------ DATASET CONTENT
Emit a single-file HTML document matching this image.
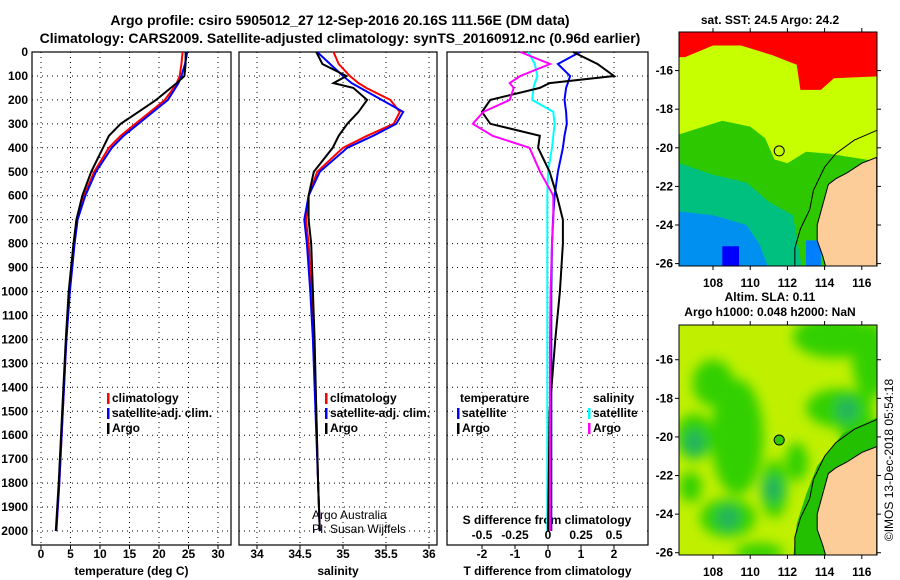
<!DOCTYPE html>
<html><head><meta charset="utf-8"><style>
body{margin:0;background:#fff;}
svg{display:block;font-family:"Liberation Sans",sans-serif;font-weight:bold;}
</style></head><body>
<svg id="c" width="900" height="580" viewBox="0 0 900 580">
<defs>
<filter id="bl" x="-50%" y="-50%" width="200%" height="200%"><feGaussianBlur stdDeviation="6"/></filter>
<clipPath id="m1c"><rect x="679" y="32" width="198" height="234"/></clipPath>
<clipPath id="m2c"><rect x="679" y="325" width="198" height="230"/></clipPath>
</defs>
<text x="340" y="25" font-size="14" text-anchor="middle">Argo profile: csiro 5905012_27 12-Sep-2016 20.16S 111.56E (DM data)</text>
<text x="340" y="43" font-size="14" text-anchor="middle">Climatology: CARS2009. Satellite-adjusted climatology: synTS_20160912.nc (0.96d earlier)</text>
<g id="plots"></g>
<g id="maps"></g>
<text transform="translate(893,460) rotate(-90)" font-size="12" font-weight="normal" text-anchor="middle">©IMOS 13-Dec-2018 05:54:18</text>
</svg>
<script>
// ---- data ----
const depthTicks=[0,100,200,300,400,500,600,700,800,900,1000,1100,1200,1300,1400,1500,1600,1700,1800,1900,2000];
const tTicks=[0,5,10,15,20,25,30];
const sTicks=[34,34.5,35,35.5,36];
const sTickLabels=["34","34.5","35","35.5","36"];
const dTTicks=[-2,-1,0,1,2];
const dSTickLabels=["-0.5","-0.25","0","0.25","0.5"];
const dSTicks=[-0.5,-0.25,0,0.25,0.5];
const pDepth=[0,50,100,130,150,200,250,300,350,400,500,600,700,800,1000,1200,1500,1800,2000];
const tArgo=[24.5,24.5,24.3,23,22,19.5,16.5,13.5,11.5,10.5,8.5,7,6,5.5,4.7,4.2,3.6,3,2.5];
const tClim=[24,23.8,23.5,23,22.5,21,18.5,16,13.5,11.5,9,7.3,6.1,5.6,4.8,4.3,3.7,3.1,2.6];
const tSat=[24.8,24.4,23.8,23.3,22.8,21.5,19,16.5,14,12,9.3,7.5,6.2,5.7,4.9,4.3,3.7,3.1,2.6];
const sArgo=[34.69,34.76,35.04,34.89,35.12,35.28,35.18,35.05,34.95,34.88,34.66,34.6,34.6,34.63,34.65,34.67,34.69,34.71,34.73];
const sClim=[34.89,34.95,35.08,35.18,35.27,35.55,35.66,35.59,35.28,35.0,34.7,34.6,34.57,34.6,34.64,34.66,34.69,34.71,34.73];
const sSat=[34.7,34.85,35.0,35.1,35.2,35.45,35.7,35.62,35.35,35.05,34.73,34.6,34.55,34.58,34.62,34.65,34.68,34.71,34.73];
const dTArgo=[0.76,1.5,2.0,0.05,-0.25,-1.75,-2.0,-1.75,-0.25,-0.3,0.05,0.27,0.45,0.45,0.36,0.22,0.05,0.02,0];
const dTSat=[0.97,0.3,0.67,0.6,0.55,0.5,0.55,0.57,0.5,0.45,0.3,0.2,0.15,0.12,0.1,0.1,0.1,0.1,0.1];
const dSArgo=[-0.21,0.015,-0.21,-0.29,-0.26,-0.29,-0.49,-0.57,-0.42,-0.14,-0.06,0.04,0.04,0.03,0.02,0.015,0.015,0.015,0.015];
const dSSat=[-0.15,-0.1,-0.08,-0.1,-0.11,-0.12,0.04,0.05,0.04,0.03,0,-0.005,-0.005,-0.005,-0.005,-0.005,-0.005,-0.005,-0.005];

const NS='http://www.w3.org/2000/svg';
function mk(tag,attrs,parent,txt){const e=document.createElementNS(NS,tag);for(const k in attrs)e.setAttribute(k,attrs[k]);if(txt!==undefined)e.textContent=txt;parent.appendChild(e);return e;}
const plots=document.getElementById('plots');
const yOf=d=>52+d*0.2395;
const pTop=52, pBot=545;
function panel(name,x0,x1,xs,ticks,labels,xlabel){
  const g=mk('g',{},plots);
  
  
  depthTicks.forEach(d=>{if(d>0){const l=mk('line',{x1:x0,x2:x1,y1:yOf(d),y2:yOf(d),stroke:'#000','stroke-dasharray':'1,4','stroke-width':1},g);}});
  ticks.forEach((v,i)=>{const x=xs(v);const l=mk('line',{x1:x,x2:x,y1:pTop,y2:pBot,stroke:'#000','stroke-dasharray':'1,4'},g);
    mk('line',{x1:x,x2:x,y1:pBot,y2:pBot+4,stroke:'#000'},g);
    if(labels){const t=mk('text',{x:x,y:558,'font-size':12,'text-anchor':'middle'},g,labels[i]);}});
  const r=mk('rect',{x:x0,y:pTop,width:x1-x0,height:pBot-pTop,fill:'none',stroke:'#000','stroke-width':1.2},g);
  
  const xl=mk('text',{x:(x0+x1)/2,y:575,'font-size':12,'text-anchor':'middle'},g,xlabel);
  
  return g;
}
function line(g,xs,vals,color,name){
  const pts=pDepth.map((d,i)=>xs(vals[i]).toFixed(1)+','+yOf(d).toFixed(1)).join(' ');
  const p=mk('polyline',{points:pts,fill:'none',stroke:color,'stroke-width':2},g);
  
  
}
function legend(g,x,y,items){
  items.forEach((it,i)=>{
    mk('rect',{x:x,y:y+i*15-9,width:2.5,height:11,fill:it[1]},g);
    const t=mk('text',{x:x+5,y:y+i*15,'font-size':12},g,it[0]);
    
    
  });
}
depthTicks.forEach(d=>{const t=mk('text',{x:28,y:yOf(d)+4,'font-size':12,'text-anchor':'end'},plots,String(d));});
const xT=v=>41+v*5.9;
const g1=panel('temperature-panel',32,231,xT,tTicks,tTicks.map(String),'temperature (deg C)');
line(g1,xT,tClim,'#f00','temp-climatology');
line(g1,xT,tSat,'#00f','temp-satellite-clim');
line(g1,xT,tArgo,'#000','temp-argo');
legend(g1,107,402,[['climatology','#f00'],['satellite-adj. clim.','#00f'],['Argo','#000']]);
const xS=v=>257+(v-34)*86;
const g2=panel('salinity-panel',239,437,xS,sTicks,sTickLabels,'salinity');
line(g2,xS,sClim,'#f00','sal-climatology');
line(g2,xS,sSat,'#00f','sal-satellite-clim');
line(g2,xS,sArgo,'#000','sal-argo');
legend(g2,325,402,[['climatology','#f00'],['satellite-adj. clim.','#00f'],['Argo','#000']]);
let tx=mk('text',{x:312,y:519,'font-size':12,'font-weight':'normal'},g2,'Argo Australia');
tx=mk('text',{x:312,y:533,'font-size':12,'font-weight':'normal'},g2,'PI: Susan Wijffels');
const xdT=v=>548+v*33;
const xdS=v=>548+v*132;
const g3=panel('difference-panel',447,648,xdT,dTTicks,dTTicks.map(String),'T difference from climatology');
mk('rect',{x:449,y:508,width:197,height:35,fill:'#fff'},g3);
dSTicks.forEach((v,i)=>{const tt=mk('text',{x:xdS(v),y:539,'font-size':12,'text-anchor':'middle'},g3,dSTickLabels[i]);});
tx=mk('text',{x:547,y:524,'font-size':12,'text-anchor':'middle'},g3,'S difference from climatology');
line(g3,xdS,dSSat,'#0ff','sal-diff-satellite');
line(g3,xdT,dTSat,'#00f','temp-diff-satellite');
line(g3,xdT,dTArgo,'#000','temp-diff-argo');
line(g3,xdS,dSArgo,'#f0f','sal-diff-argo');
tx=mk('text',{x:460,y:402,'font-size':12},g3,'temperature');
tx=mk('text',{x:593,y:402,'font-size':12},g3,'salinity');
legend(g3,457,417,[['satellite','#00f'],['Argo','#000']]);
legend(g3,588,417,[['satellite','#0ff'],['Argo','#f0f']]);

// ---- maps ----
const maps=document.getElementById('maps');
function mapAxes(y0,latTop,nm){
  const lx=v=>713+(v-108)*18.6;
  const ly=v=>y0+(latTop-v)*19.3;
  const g=mk('g',{},maps);
  
  
  return {g,lx,ly};
}
function poly(g,pts,lx,ly,fill,name,extra){
  const p=mk('polygon',Object.assign({points:pts.map(q=>lx(q[0]).toFixed(1)+','+ly(q[1]).toFixed(1)).join(' '),fill:fill},extra||{}),g);
  
  
  return p;
}
function frame(g,y0,h,lx,ly,lonY){
  [108,110,112,114,116].forEach(v=>{mk('line',{x1:lx(v),x2:lx(v),y1:y0,y2:y0-4,stroke:'#000'},g);mk('line',{x1:lx(v),x2:lx(v),y1:y0+h,y2:y0+h+4,stroke:'#000'},g);
    const tt=mk('text',{x:lx(v),y:lonY,'font-size':12,'text-anchor':'middle'},g,String(v));});
  [-16,-18,-20,-22,-24,-26].forEach(v=>{const y=ly(v);mk('line',{x1:675,x2:679,y1:y,y2:y,stroke:'#000'},g);mk('line',{x1:877,x2:881,y1:y,y2:y,stroke:'#000'},g);
    const tt=mk('text',{x:673,y:y+4,'font-size':12,'text-anchor':'end'},g,String(v));});
  const r=mk('rect',{x:679,y:y0,width:198,height:h,fill:'none',stroke:'#000'},g);
  
}
const land=[[116.8,-20.5],[116,-20.8],[115.2,-21.3],[114.6,-21.6],[114.2,-21.9],[114,-22.6],[113.8,-23.3],[113.6,-24],[113.6,-24.8],[113.9,-25.6],[114.1,-26.3],[116.8,-26.3]];
const iso=[[116.8,-19.1],[115.6,-19.6],[114.6,-20.3],[114,-21],[113.4,-22.2],[113.2,-23.2],[112.7,-24.2],[112.4,-25.2],[112.4,-26.3]];
(function(){
  const y0=32,h=234;
  const {g,lx,ly}=mapAxes(y0,-14.0,'sst-map');
  const c=mk('g',{'clip-path':'url(#m1c)'},g);
  mk('rect',{x:679,y:y0,width:198,height:h,fill:'#c8ff00'},c);
  poly(c,[[106.2,-13.9],[116.8,-13.9],[116.8,-16.3],[114.5,-16.4],[113.8,-17],[112.7,-17],[112.5,-15.7],[111.2,-15.2],[109.5,-14.7],[108,-14.7],[106.5,-15.3],[106.2,-15.3]],lx,ly,'#ff0000','sst-warm-region');
  poly(c,[[106.2,-19.3],[107.5,-18.9],[108.5,-18.6],[110,-18.9],[110.8,-19.5],[111.3,-20.6],[112,-20.8],[113,-20.2],[114.2,-20.3],[116.8,-20.7],[116.8,-26.3],[106.2,-26.3]],lx,ly,'#2ec800','sst-green-region');
  poly(c,[[106.2,-20.8],[108,-21.4],[109.8,-21.8],[111,-22.8],[112.3,-23.5],[112.8,-26.3],[106.2,-26.3]],lx,ly,'#00c080','sst-teal-region');
  poly(c,[[106.2,-23.3],[108,-23.5],[109.8,-24],[110.5,-25],[111,-26.3],[106.2,-26.3]],lx,ly,'#0090f0','sst-blue-region');
  poly(c,[[108.5,-25.1],[109.4,-25.1],[109.4,-26.3],[108.5,-26.3]],lx,ly,'#0000ff','sst-dark-blue');
  poly(c,[[113,-24.8],[113.8,-24.8],[113.8,-26.3],[113,-26.3]],lx,ly,'#0080ff','sst-coastal-blue');
  poly(c,land,lx,ly,'#fccc99','land',{stroke:'#000','stroke-width':1});
  const pl=mk('polyline',{points:iso.map(q=>lx(q[0])+','+ly(q[1])).join(' '),fill:'none',stroke:'#000','stroke-width':1},c);
  
  const ci=mk('circle',{cx:lx(111.56),cy:ly(-20.16),r:5,fill:'none',stroke:'#000'},c);
  
  frame(g,y0,h,lx,ly,287);
  const tt=mk('text',{x:770,y:24,'font-size':12,'text-anchor':'middle'},g,'sat. SST: 24.5 Argo: 24.2');
  
})();
(function(){
  const y0=325,h=230;
  const {g,lx,ly}=mapAxes(y0,-14.2,'sla-map');
  const c=mk('g',{'clip-path':'url(#m2c)'},g);
  mk('rect',{x:679,y:y0,width:198,height:h,fill:'#c0f000'},c);
  const bg=mk('g',{filter:'url(#bl)'},c);
  const blobs=[[114.5,-14.8,2.2,1.1],[116.5,-16,1,2],[108,-17.2,1.1,1.2],[114.8,-18.5,1.8,1],[107,-20,1,1.2],[109.3,-20,1.4,3],[111.3,-22.7,0.7,1.5],[108.8,-24.2,1.5,1],[106.8,-22.6,0.6,0.8],[115.8,-19.6,1,1],[110.5,-26,1.3,0.5],[112.5,-21.3,0.6,1]];
  blobs.forEach(b=>{const e=mk('ellipse',{cx:lx(b[0]),cy:ly(b[1]),rx:b[2]*18.6,ry:b[3]*19.3,fill:'#30d000'},bg);});
  [[111.2,-22.7],[108.8,-24.2],[107,-20.3],[115.2,-18.6]].forEach(b=>mk('ellipse',{cx:lx(b[0]),cy:ly(b[1]),rx:10,ry:12,fill:'#20b060'},bg));
  poly(c,[[116.8,-19],[115,-19.8],[113.6,-21.5],[113,-23],[112.5,-24.5],[112.3,-26.3],[116.8,-26.3]],lx,ly,'#22c000','sla-shelf');
  poly(c,land,lx,ly,'#fccc99','land',{stroke:'#000','stroke-width':1});
  const pl=mk('polyline',{points:iso.map(q=>lx(q[0])+','+ly(q[1])).join(' '),fill:'none',stroke:'#000','stroke-width':1},c);
  
  const ci=mk('circle',{cx:lx(111.56),cy:ly(-20.16),r:5,fill:'#30c800',stroke:'#000'},c);
  
  frame(g,y0,h,lx,ly,576);
  let tt=mk('text',{x:770,y:301,'font-size':12,'text-anchor':'middle'},g,'Altim. SLA: 0.11');
  
  tt=mk('text',{x:770,y:316,'font-size':12,'text-anchor':'middle'},g,'Argo h1000: 0.048 h2000: NaN');
  
})();
</script>
</body></html>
------------
_DIRECTIONS FOR THIS TASK_.
Point out every line holding the string "document" and copy it.

_ANSWER TO THIS TASK_.
Emit a single-file HTML document matching this image.
function mk(tag,attrs,parent,txt){const e=document.createElementNS(NS,tag);for(const k in attrs)e.setAttribute(k,attrs[k]);if(txt!==undefined)e.textContent=txt;parent.appendChild(e);return e;}
const plots=document.getElementById('plots');
const maps=document.getElementById('maps');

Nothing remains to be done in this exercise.